For the purposes of the grant, a partnership would include a Kentucky school district collaborating with a local licensed childcare facility to provide subcontracted full-day, high-quality early childhood services to at-risk children in their community. Childcare facilities must be a rated three-, four- or five-star early childhood center. If there is not a high-quality center in a school district’s area, districts may partner with other licensed or certified childcare centers that meet the requirements of the grant.
Applications currently are being accepted for the next cycle beginning in fall 2022, with funding allotted each semester for two school years. Large school districts may apply for two grants. Applications are due March 11 at 4 p.m. ET.
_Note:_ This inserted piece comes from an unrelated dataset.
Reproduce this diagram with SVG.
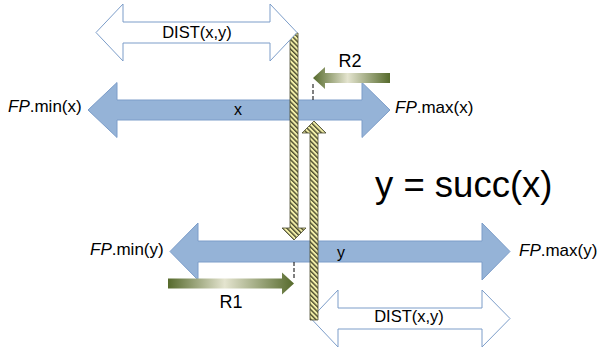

The grant also will have a strong focus on supporting the social and emotional development of children enrolled in the program. The grant could provide training for childcare providers and social-emotional specialists or be used for childcare provider staffing or supplementary curricula and supplies to help children’s social-emotional growth.
“We want [children] to have that additional social-emotional support because we know there has been so many losses in social-emotional growth in the past two years,” said Vanover. “… Young children, one of their main goals in preschool is to learn those social-emotional skills. It’s very hard to do that if they had to go to any type of virtual learning or if they lost their ability to be in childcare.”
The DCC plans to use data collection from the districts participating in the grant to showcase the importance of full-day childcare coverage.